PROBLEM TO SOLVE: Pictures do not belong in the copy; transcribe everything else in the records exactly.

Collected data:
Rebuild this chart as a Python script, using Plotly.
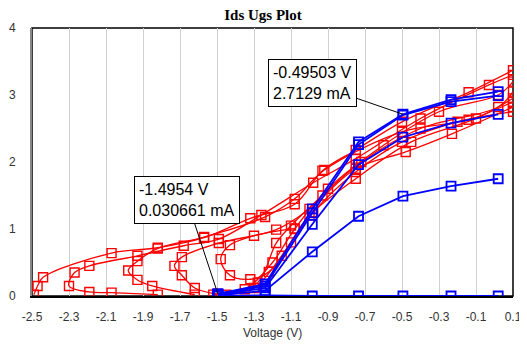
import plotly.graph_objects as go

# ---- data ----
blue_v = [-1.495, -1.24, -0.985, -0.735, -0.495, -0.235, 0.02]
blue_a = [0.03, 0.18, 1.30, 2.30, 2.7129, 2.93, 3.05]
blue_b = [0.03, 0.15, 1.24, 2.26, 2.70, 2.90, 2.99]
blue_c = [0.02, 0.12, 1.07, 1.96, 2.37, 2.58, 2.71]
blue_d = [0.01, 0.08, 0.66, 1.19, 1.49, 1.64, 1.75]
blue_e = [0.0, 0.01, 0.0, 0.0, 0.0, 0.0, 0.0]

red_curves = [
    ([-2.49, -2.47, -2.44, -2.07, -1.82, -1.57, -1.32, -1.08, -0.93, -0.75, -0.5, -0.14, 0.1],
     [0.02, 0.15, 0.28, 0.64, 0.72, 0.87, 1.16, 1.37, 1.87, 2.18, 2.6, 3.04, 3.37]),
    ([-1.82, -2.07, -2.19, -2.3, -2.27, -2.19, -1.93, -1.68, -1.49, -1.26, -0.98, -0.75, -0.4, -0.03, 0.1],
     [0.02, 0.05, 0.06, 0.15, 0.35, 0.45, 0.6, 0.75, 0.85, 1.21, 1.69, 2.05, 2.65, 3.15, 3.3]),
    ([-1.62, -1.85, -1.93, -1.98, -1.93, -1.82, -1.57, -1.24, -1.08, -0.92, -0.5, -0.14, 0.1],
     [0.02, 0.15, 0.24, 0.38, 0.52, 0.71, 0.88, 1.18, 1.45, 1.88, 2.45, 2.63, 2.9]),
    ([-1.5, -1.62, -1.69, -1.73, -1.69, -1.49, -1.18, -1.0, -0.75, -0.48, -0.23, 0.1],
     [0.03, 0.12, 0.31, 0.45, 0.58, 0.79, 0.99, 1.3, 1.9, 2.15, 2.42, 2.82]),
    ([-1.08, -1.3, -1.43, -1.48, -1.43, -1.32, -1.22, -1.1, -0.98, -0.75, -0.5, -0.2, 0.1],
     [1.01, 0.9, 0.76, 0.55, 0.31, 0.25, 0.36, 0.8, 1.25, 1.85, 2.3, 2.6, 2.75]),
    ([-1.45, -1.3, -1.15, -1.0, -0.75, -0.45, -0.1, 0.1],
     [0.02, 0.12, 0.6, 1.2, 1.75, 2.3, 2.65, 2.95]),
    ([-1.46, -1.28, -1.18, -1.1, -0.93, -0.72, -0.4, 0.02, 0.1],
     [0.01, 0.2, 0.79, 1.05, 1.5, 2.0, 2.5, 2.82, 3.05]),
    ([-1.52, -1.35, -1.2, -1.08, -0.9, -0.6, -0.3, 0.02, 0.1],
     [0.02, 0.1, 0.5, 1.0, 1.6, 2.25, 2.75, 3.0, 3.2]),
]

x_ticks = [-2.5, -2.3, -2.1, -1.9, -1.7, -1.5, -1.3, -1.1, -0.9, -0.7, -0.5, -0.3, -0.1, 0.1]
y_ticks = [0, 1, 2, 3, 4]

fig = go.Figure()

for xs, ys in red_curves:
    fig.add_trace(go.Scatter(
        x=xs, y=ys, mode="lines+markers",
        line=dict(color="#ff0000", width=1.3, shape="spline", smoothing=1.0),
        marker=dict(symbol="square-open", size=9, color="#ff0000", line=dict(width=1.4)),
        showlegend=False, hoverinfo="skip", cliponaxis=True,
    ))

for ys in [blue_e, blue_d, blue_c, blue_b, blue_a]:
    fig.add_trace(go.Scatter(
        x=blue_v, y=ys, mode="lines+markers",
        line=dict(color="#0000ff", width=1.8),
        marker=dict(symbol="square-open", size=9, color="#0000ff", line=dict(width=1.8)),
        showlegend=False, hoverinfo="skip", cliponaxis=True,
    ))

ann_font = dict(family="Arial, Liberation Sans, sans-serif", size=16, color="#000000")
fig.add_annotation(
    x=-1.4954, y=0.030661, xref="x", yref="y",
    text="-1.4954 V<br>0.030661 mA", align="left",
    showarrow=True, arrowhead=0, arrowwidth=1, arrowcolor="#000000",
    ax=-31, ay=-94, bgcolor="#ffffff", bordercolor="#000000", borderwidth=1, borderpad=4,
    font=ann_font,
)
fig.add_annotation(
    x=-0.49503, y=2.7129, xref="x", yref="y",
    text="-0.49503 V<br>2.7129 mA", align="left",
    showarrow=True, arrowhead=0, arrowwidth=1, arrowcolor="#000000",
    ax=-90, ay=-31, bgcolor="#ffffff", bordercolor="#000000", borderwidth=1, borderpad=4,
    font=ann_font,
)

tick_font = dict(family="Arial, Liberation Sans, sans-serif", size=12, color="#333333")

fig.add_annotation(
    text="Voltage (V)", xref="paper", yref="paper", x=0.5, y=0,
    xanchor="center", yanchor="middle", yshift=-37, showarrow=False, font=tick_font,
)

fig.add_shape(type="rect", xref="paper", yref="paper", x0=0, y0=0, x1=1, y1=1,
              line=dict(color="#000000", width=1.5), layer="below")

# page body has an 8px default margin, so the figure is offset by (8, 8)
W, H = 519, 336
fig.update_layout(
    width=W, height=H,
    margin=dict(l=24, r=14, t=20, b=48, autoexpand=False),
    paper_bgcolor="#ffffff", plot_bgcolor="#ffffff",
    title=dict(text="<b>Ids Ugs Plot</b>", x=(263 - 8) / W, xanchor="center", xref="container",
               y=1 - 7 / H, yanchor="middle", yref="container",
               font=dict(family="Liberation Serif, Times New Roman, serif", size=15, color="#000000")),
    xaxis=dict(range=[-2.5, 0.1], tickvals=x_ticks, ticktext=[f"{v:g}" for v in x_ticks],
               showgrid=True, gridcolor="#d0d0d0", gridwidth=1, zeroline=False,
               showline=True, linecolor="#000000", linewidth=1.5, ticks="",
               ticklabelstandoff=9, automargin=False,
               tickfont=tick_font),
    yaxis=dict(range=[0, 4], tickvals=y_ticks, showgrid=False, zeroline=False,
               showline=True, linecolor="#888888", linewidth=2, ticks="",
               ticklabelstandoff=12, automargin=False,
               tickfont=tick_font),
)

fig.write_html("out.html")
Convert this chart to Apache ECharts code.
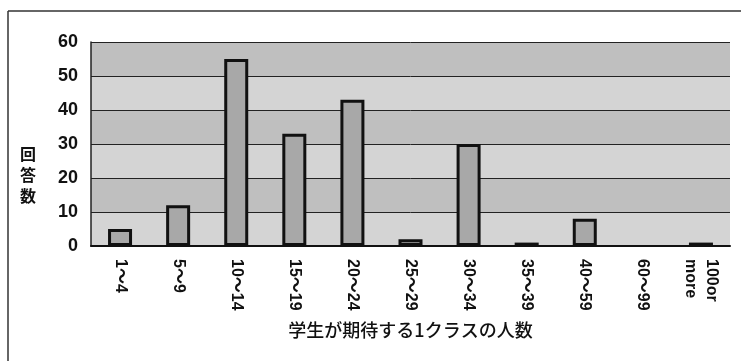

RESPONSE TO THIS TASK:
Rebuild this chart as a Python script, using Plotly.
import plotly.graph_objects as go

# ---- data ----
blue_v = [-1.495, -1.24, -0.985, -0.735, -0.495, -0.235, 0.02]
blue_a = [0.03, 0.18, 1.30, 2.30, 2.7129, 2.93, 3.05]
blue_b = [0.03, 0.15, 1.24, 2.26, 2.70, 2.90, 2.99]
blue_c = [0.02, 0.12, 1.07, 1.96, 2.37, 2.58, 2.71]
blue_d = [0.01, 0.08, 0.66, 1.19, 1.49, 1.64, 1.75]
blue_e = [0.0, 0.01, 0.0, 0.0, 0.0, 0.0, 0.0]

red_curves = [
    ([-2.49, -2.47, -2.44, -2.07, -1.82, -1.57, -1.32, -1.08, -0.93, -0.75, -0.5, -0.14, 0.1],
     [0.02, 0.15, 0.28, 0.64, 0.72, 0.87, 1.16, 1.37, 1.87, 2.18, 2.6, 3.04, 3.37]),
    ([-1.82, -2.07, -2.19, -2.3, -2.27, -2.19, -1.93, -1.68, -1.49, -1.26, -0.98, -0.75, -0.4, -0.03, 0.1],
     [0.02, 0.05, 0.06, 0.15, 0.35, 0.45, 0.6, 0.75, 0.85, 1.21, 1.69, 2.05, 2.65, 3.15, 3.3]),
    ([-1.62, -1.85, -1.93, -1.98, -1.93, -1.82, -1.57, -1.24, -1.08, -0.92, -0.5, -0.14, 0.1],
     [0.02, 0.15, 0.24, 0.38, 0.52, 0.71, 0.88, 1.18, 1.45, 1.88, 2.45, 2.63, 2.9]),
    ([-1.5, -1.62, -1.69, -1.73, -1.69, -1.49, -1.18, -1.0, -0.75, -0.48, -0.23, 0.1],
     [0.03, 0.12, 0.31, 0.45, 0.58, 0.79, 0.99, 1.3, 1.9, 2.15, 2.42, 2.82]),
    ([-1.08, -1.3, -1.43, -1.48, -1.43, -1.32, -1.22, -1.1, -0.98, -0.75, -0.5, -0.2, 0.1],
     [1.01, 0.9, 0.76, 0.55, 0.31, 0.25, 0.36, 0.8, 1.25, 1.85, 2.3, 2.6, 2.75]),
    ([-1.45, -1.3, -1.15, -1.0, -0.75, -0.45, -0.1, 0.1],
     [0.02, 0.12, 0.6, 1.2, 1.75, 2.3, 2.65, 2.95]),
    ([-1.46, -1.28, -1.18, -1.1, -0.93, -0.72, -0.4, 0.02, 0.1],
     [0.01, 0.2, 0.79, 1.05, 1.5, 2.0, 2.5, 2.82, 3.05]),
    ([-1.52, -1.35, -1.2, -1.08, -0.9, -0.6, -0.3, 0.02, 0.1],
     [0.02, 0.1, 0.5, 1.0, 1.6, 2.25, 2.75, 3.0, 3.2]),
]

x_ticks = [-2.5, -2.3, -2.1, -1.9, -1.7, -1.5, -1.3, -1.1, -0.9, -0.7, -0.5, -0.3, -0.1, 0.1]
y_ticks = [0, 1, 2, 3, 4]

fig = go.Figure()

for xs, ys in red_curves:
    fig.add_trace(go.Scatter(
        x=xs, y=ys, mode="lines+markers",
        line=dict(color="#ff0000", width=1.3, shape="spline", smoothing=1.0),
        marker=dict(symbol="square-open", size=9, color="#ff0000", line=dict(width=1.4)),
        showlegend=False, hoverinfo="skip", cliponaxis=True,
    ))

for ys in [blue_e, blue_d, blue_c, blue_b, blue_a]:
    fig.add_trace(go.Scatter(
        x=blue_v, y=ys, mode="lines+markers",
        line=dict(color="#0000ff", width=1.8),
        marker=dict(symbol="square-open", size=9, color="#0000ff", line=dict(width=1.8)),
        showlegend=False, hoverinfo="skip", cliponaxis=True,
    ))

ann_font = dict(family="Arial, Liberation Sans, sans-serif", size=16, color="#000000")
fig.add_annotation(
    x=-1.4954, y=0.030661, xref="x", yref="y",
    text="-1.4954 V<br>0.030661 mA", align="left",
    showarrow=True, arrowhead=0, arrowwidth=1, arrowcolor="#000000",
    ax=-31, ay=-94, bgcolor="#ffffff", bordercolor="#000000", borderwidth=1, borderpad=4,
    font=ann_font,
)
fig.add_annotation(
    x=-0.49503, y=2.7129, xref="x", yref="y",
    text="-0.49503 V<br>2.7129 mA", align="left",
    showarrow=True, arrowhead=0, arrowwidth=1, arrowcolor="#000000",
    ax=-90, ay=-31, bgcolor="#ffffff", bordercolor="#000000", borderwidth=1, borderpad=4,
    font=ann_font,
)

tick_font = dict(family="Arial, Liberation Sans, sans-serif", size=12, color="#333333")

fig.add_annotation(
    text="Voltage (V)", xref="paper", yref="paper", x=0.5, y=0,
    xanchor="center", yanchor="middle", yshift=-37, showarrow=False, font=tick_font,
)

fig.add_shape(type="rect", xref="paper", yref="paper", x0=0, y0=0, x1=1, y1=1,
              line=dict(color="#000000", width=1.5), layer="below")

# page body has an 8px default margin, so the figure is offset by (8, 8)
W, H = 519, 336
fig.update_layout(
    width=W, height=H,
    margin=dict(l=24, r=14, t=20, b=48, autoexpand=False),
    paper_bgcolor="#ffffff", plot_bgcolor="#ffffff",
    title=dict(text="<b>Ids Ugs Plot</b>", x=(263 - 8) / W, xanchor="center", xref="container",
               y=1 - 7 / H, yanchor="middle", yref="container",
               font=dict(family="Liberation Serif, Times New Roman, serif", size=15, color="#000000")),
    xaxis=dict(range=[-2.5, 0.1], tickvals=x_ticks, ticktext=[f"{v:g}" for v in x_ticks],
               showgrid=True, gridcolor="#d0d0d0", gridwidth=1, zeroline=False,
               showline=True, linecolor="#000000", linewidth=1.5, ticks="",
               ticklabelstandoff=9, automargin=False,
               tickfont=tick_font),
    yaxis=dict(range=[0, 4], tickvals=y_ticks, showgrid=False, zeroline=False,
               showline=True, linecolor="#888888", linewidth=2, ticks="",
               ticklabelstandoff=12, automargin=False,
               tickfont=tick_font),
)

fig.write_html("out.html")
Convert this chart to Apache ECharts code.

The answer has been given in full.